Indeed, when the poorest of the poor, the most downtrodden with the least reason to hope, when those people decide, en masse, to get a job done, they succeed far more often than they fail. I'm glad Cesar Chavez didn't look around him at the overwhelming racism, poverty, injustice and decide not to organize.

I think of the Revolutionary Association of the Women of Afghanistan (RAWA) who keep struggling year after year against the obscene injustice of the religious fundamentalists in Afghanistan, whether they are Taliban or whomever. These women have been attacked physically, morally, emotionally, financially, and as mothers, wives and daughters. They have nothing. No money, no schools, no jobs, no social safety net and no power that is discernible or traditionally understood. Yet they never give up. Never. They oppose US and NATO occupation just as deeply as they oppose the violence and brutality of the fundamentalist Islamists who rule when the invading foreigners don't. They have no reason to hope. I'm sure the woman from last night's meeting would tell them to stop. I'm sure they would tell her to please be quiet and let the planning proceed. And I have enormous hope that RAWA will prevail against all odds.

Hope is our duty, despite the evidence, despite the string of hard results and losses. Hope, sometimes, is the only thing we have left.

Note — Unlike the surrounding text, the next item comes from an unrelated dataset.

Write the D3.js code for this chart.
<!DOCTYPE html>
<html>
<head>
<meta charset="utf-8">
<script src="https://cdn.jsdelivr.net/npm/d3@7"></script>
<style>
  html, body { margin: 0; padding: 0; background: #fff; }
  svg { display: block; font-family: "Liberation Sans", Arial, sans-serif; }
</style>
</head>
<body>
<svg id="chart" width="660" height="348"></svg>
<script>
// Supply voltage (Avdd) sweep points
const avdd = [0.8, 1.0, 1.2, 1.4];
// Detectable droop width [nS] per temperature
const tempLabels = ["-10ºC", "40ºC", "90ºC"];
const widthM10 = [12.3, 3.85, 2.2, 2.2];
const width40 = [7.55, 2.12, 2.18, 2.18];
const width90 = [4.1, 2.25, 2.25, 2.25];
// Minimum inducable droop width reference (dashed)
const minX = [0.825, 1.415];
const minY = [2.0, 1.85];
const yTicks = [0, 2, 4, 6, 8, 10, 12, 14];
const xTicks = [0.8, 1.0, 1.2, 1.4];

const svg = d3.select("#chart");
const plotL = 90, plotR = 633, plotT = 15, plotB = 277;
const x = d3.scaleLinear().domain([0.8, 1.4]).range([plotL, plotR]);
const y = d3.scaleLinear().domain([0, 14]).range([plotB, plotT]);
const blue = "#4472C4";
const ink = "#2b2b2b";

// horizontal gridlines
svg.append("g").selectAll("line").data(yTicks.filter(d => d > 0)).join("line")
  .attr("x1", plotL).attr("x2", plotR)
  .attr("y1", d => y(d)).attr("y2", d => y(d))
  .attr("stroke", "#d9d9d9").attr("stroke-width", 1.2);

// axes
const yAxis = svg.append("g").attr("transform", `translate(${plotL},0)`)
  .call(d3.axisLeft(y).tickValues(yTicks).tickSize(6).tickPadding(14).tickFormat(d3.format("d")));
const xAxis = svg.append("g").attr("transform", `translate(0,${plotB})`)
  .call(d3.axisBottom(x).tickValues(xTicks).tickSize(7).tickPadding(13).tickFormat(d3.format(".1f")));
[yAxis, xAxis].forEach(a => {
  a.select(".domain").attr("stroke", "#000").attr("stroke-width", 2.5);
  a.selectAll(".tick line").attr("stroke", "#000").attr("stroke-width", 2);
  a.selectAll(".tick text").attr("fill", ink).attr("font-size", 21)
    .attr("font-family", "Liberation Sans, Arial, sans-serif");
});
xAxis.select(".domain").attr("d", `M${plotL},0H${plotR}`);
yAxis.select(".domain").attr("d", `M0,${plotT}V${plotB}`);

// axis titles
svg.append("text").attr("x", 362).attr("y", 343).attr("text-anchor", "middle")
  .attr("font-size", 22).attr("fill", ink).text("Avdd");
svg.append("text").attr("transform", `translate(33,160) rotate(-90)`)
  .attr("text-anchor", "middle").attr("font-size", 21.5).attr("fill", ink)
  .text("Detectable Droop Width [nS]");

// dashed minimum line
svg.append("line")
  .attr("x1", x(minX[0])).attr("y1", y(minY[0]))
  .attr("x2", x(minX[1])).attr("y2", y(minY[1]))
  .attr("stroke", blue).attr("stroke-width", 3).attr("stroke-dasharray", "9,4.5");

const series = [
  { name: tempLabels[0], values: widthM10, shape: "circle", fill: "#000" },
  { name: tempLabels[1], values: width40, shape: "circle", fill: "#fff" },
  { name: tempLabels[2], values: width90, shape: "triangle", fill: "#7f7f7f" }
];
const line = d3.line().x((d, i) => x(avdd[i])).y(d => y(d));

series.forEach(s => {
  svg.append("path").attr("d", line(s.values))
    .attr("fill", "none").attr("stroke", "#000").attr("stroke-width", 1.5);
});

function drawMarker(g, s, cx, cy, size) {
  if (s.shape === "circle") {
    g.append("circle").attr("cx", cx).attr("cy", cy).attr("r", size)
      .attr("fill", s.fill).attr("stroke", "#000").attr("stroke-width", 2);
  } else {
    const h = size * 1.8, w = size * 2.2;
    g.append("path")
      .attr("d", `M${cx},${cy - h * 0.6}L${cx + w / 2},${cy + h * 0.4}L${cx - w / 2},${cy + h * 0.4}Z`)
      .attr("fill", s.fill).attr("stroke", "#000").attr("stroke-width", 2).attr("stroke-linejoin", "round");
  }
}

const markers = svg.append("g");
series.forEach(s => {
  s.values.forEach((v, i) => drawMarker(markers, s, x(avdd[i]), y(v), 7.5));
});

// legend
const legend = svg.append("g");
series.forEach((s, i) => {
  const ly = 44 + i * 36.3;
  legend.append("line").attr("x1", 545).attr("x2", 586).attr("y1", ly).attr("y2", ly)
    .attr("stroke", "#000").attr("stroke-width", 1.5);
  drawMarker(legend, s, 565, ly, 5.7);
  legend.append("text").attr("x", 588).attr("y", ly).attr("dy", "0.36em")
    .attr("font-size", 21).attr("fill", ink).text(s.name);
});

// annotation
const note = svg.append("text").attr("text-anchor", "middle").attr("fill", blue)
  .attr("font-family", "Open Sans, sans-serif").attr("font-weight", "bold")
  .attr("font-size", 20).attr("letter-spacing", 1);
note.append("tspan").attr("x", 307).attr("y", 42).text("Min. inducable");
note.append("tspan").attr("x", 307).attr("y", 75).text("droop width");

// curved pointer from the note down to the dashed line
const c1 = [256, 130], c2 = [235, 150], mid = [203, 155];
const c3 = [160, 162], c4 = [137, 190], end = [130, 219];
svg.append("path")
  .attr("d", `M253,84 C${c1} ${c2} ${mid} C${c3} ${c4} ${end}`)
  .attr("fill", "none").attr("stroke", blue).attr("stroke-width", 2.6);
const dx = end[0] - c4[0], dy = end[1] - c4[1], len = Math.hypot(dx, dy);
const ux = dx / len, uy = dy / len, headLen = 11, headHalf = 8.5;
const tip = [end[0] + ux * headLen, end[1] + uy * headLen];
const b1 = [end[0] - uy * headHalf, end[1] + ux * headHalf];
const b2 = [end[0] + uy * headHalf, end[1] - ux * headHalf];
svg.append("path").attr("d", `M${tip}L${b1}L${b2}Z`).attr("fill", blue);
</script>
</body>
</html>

To be a Negro in America is to hope against hope.
--Martin Luther King, Jr., Where Do We Go from Here: Chaos or Community?, 1967.
Anyone who is working for a better world has hope. Anyone who has no hope should stay home or at least stay silent and allow those who have ideas and intentions to figure out what to do next. The sociologists who study social conflict and movements have pointed out again and again that the best way to recruit is to give hope, what they called raised expectations. We who come out in hope and dreams are not little children who need patronizing--or matronizing--protection from our own futile ideas of what might be possible. We need help, we need support, and we need everyone's contributions to the brainstorms that lead to new plans for change. Without everyone's creativity, we are poorer and slower to win.

2 comments:

Unknown said...

I felt torn between going to the Peace House potluck/movie night versus the gun violence/gang violence "Purple Passover" event at the UU Church. I think Nancy and I made the right choice. Although we both agreed that there should be a stronger connection made between our wars and the increasing gun violence in our streets and gun suicides in our homes, overall we left feeling some hope, more than the peace activists at the meeting you went to did. There's so much more work to do, now is not the time to loose ourselves to despair. If we must stand each night with a lit candle, not in hopes to change the world, but as AJ Muste did, to make sure this world doesn't change us, then that is what we should do.

Tom H. Hastings said...

Yes, you did make the right choice, IMHO. Good connect to the AJ caveat, exactly on point. As always in Portland, there was yet another great opportunity, to see Bill Hartung at Powells. Makes an activist feel a little schizy, all these wonderful choices. It's so much harder for folks who live in, say, rural Kentucky or where I used to live, in Webster, Wisconsin. If you lose hope in Portland, there's no hope for you! We all owe Alexa and her generation all our hope, however, period.